*What needs to be done*
In the lines below, output everything from the first line through the line containing "income_end = [9.0, 6.78]" exactly as it is. Pictures are not part of the output.

***** Materials provided

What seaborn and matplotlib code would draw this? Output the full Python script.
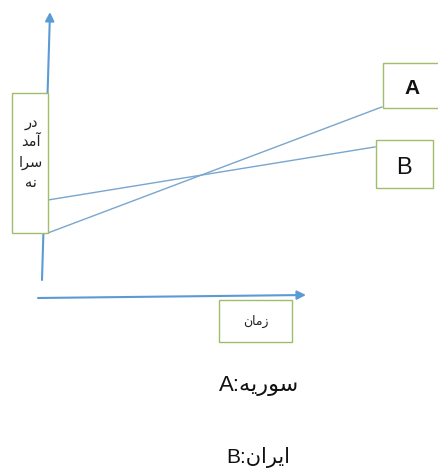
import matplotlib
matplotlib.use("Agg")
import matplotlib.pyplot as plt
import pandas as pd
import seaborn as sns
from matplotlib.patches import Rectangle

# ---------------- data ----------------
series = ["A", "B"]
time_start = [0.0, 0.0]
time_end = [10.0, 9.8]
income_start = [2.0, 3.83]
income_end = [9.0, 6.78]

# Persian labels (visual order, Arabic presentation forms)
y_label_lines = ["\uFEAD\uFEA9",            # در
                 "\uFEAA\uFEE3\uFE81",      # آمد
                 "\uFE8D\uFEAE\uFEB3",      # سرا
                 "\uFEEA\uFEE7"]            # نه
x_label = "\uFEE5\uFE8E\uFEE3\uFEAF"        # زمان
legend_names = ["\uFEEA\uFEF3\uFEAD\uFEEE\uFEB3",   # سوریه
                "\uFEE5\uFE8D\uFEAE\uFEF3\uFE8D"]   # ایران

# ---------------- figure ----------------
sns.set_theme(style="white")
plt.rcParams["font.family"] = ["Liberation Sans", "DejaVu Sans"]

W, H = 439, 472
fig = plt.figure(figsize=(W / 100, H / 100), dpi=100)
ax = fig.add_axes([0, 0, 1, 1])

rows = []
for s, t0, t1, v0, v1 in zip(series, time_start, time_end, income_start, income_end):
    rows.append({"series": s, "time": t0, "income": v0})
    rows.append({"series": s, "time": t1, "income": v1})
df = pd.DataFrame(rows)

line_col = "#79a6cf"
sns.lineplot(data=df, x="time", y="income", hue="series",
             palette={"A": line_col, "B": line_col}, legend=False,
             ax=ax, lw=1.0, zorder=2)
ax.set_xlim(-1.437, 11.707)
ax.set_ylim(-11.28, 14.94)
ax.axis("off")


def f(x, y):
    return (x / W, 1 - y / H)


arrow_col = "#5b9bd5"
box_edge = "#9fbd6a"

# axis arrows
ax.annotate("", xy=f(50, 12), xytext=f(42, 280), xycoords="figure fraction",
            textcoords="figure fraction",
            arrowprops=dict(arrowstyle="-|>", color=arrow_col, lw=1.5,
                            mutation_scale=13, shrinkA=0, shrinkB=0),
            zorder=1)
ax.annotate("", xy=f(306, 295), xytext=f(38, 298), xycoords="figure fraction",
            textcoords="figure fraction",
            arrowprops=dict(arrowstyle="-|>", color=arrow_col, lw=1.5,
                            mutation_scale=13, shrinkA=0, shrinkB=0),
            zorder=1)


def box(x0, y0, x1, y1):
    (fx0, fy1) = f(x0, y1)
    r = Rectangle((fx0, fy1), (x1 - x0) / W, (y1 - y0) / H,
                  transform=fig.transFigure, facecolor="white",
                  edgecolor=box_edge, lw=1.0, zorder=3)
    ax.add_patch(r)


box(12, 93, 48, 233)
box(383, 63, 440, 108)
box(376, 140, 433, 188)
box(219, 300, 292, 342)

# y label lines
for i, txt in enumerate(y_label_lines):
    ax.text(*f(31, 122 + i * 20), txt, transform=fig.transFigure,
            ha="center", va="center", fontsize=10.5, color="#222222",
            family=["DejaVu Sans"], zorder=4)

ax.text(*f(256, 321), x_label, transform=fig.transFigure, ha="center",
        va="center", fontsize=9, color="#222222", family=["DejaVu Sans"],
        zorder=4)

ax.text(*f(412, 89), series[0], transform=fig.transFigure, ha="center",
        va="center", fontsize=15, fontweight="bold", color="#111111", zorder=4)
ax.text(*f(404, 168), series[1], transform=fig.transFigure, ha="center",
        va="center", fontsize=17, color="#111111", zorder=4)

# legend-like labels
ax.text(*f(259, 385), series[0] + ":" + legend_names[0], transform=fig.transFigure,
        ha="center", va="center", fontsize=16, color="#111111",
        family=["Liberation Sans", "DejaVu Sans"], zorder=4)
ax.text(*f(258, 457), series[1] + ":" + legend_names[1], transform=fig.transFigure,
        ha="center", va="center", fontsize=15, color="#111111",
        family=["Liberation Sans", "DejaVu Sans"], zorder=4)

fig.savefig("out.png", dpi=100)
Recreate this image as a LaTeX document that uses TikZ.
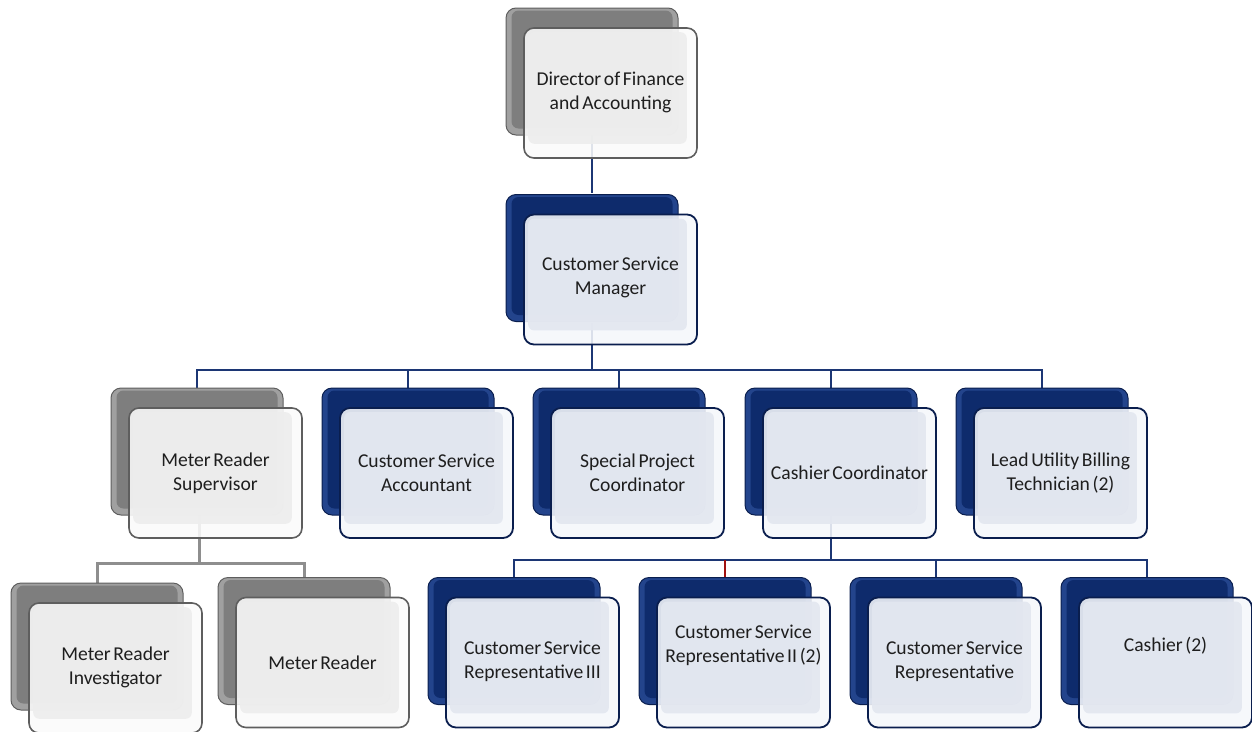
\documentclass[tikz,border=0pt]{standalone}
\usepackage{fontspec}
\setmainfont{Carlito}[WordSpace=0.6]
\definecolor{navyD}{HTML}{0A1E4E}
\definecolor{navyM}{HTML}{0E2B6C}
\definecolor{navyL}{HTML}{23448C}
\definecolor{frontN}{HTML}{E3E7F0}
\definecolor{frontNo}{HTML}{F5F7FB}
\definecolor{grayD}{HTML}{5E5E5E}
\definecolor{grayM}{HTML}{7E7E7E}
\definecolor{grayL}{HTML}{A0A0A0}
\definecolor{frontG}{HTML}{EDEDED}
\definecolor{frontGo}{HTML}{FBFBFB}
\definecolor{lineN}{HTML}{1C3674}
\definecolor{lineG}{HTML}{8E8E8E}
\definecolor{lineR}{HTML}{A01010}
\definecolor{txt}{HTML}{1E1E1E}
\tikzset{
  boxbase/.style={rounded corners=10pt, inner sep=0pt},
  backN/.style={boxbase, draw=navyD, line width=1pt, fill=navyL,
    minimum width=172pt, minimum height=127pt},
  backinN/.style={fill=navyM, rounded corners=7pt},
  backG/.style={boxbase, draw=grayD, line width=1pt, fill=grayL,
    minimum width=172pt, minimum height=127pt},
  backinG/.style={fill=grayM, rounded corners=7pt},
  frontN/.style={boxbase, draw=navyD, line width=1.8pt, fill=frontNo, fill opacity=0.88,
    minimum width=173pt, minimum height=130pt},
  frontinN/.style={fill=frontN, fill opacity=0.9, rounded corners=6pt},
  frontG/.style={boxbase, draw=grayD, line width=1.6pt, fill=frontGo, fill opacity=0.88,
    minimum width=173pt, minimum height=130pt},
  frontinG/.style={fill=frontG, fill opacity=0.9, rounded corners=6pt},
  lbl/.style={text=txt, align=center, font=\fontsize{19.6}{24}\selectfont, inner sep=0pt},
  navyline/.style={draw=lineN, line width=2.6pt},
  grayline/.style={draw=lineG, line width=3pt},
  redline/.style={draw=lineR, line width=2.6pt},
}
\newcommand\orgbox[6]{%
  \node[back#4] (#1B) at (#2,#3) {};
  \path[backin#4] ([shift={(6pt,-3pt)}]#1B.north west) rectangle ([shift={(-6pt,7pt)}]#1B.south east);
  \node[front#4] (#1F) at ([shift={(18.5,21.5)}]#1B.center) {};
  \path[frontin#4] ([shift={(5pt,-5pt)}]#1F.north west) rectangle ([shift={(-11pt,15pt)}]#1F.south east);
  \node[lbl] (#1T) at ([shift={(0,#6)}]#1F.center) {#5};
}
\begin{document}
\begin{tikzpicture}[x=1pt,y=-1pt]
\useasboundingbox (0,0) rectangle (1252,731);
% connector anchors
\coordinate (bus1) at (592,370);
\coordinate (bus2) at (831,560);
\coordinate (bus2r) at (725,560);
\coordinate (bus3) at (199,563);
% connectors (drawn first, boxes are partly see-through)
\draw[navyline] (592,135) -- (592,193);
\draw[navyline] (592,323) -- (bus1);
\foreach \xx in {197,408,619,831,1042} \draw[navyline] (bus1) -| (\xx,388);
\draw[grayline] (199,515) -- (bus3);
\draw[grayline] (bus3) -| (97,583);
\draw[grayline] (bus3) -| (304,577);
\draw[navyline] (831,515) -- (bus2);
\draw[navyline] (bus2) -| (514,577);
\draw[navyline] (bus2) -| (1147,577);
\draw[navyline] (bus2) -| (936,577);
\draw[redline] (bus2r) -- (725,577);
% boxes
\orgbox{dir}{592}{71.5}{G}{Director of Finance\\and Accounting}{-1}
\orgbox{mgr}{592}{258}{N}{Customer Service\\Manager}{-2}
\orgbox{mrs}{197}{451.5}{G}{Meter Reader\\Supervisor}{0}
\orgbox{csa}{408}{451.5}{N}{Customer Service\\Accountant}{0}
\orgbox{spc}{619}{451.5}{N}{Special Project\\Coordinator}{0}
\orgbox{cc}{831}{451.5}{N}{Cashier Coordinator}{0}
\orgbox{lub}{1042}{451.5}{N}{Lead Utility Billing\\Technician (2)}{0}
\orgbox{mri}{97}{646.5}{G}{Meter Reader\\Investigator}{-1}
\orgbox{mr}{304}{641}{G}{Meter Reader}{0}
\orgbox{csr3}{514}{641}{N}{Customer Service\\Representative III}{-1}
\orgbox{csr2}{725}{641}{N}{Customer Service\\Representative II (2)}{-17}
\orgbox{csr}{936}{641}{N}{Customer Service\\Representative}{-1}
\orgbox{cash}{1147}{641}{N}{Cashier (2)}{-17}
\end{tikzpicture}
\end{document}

**********

*Solution to this exercise*
What seaborn and matplotlib code would draw this? Output the full Python script.
import matplotlib
matplotlib.use("Agg")
import matplotlib.pyplot as plt
import pandas as pd
import seaborn as sns
from matplotlib.patches import Rectangle

# ---------------- data ----------------
series = ["A", "B"]
time_start = [0.0, 0.0]
time_end = [10.0, 9.8]
income_start = [2.0, 3.83]
income_end = [9.0, 6.78]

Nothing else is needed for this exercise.